The County has entered in to a concessionaire agreement with Trillium for the management and operation of the fueling station, including fuel prices and collecting station revenues. In exchange, Trillium will compensate the County a flat fee of $3,000 per month for the term of the contract, plus $0.25 per GGE of CNG dispensed. Although total revenue will depend on the amount of CNG dispensed, the County estimates the revenue from concession payments would total $87,000 per year. Additionally, this CNG fueling station will help the County to achieve at least 25 percent of its fleet as alternative fuel vehicles, saving at least $1.25 per gasoline gallon equivalent. The County expects to save a minimum of $7,500 per year in fuel costs within the first year of operation.

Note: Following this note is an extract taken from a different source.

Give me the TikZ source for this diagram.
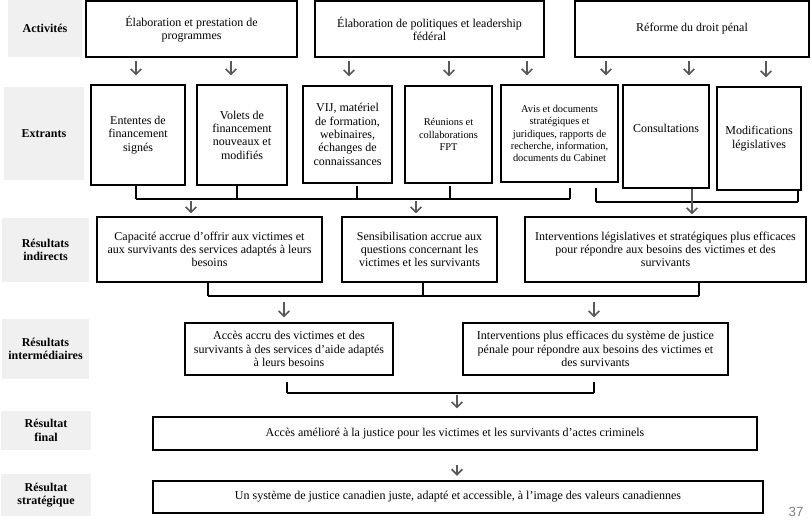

The Bay Area Air Quality Management District (BAAQMD) Community Air Risk Evaluation Program and further studies have shown that Santa Clara County has several high risk pollution corridors that are adjacent to communities. With the new CNG fueling station and a growing fleet of CNG vehicles, the County will be able to reduce harmful emissions from its vehicles. At the same time, the station will also provide a reliable, local source of CNG for both the County and the public.
The total project cost is $1,512,800, partially offset by a $300,000 reimbursement from a CEC grant. The California Energy Commission has provided a $300,000 grant towards the costs of the station, part of the $97 million for development and deployment of compressed natural gas (CNG) vehicles and fueling stations statewide. The grant came through the Energy Commission’s Alternative and Renewable Fuel and Vehicle Transportation Program (ARFVTP).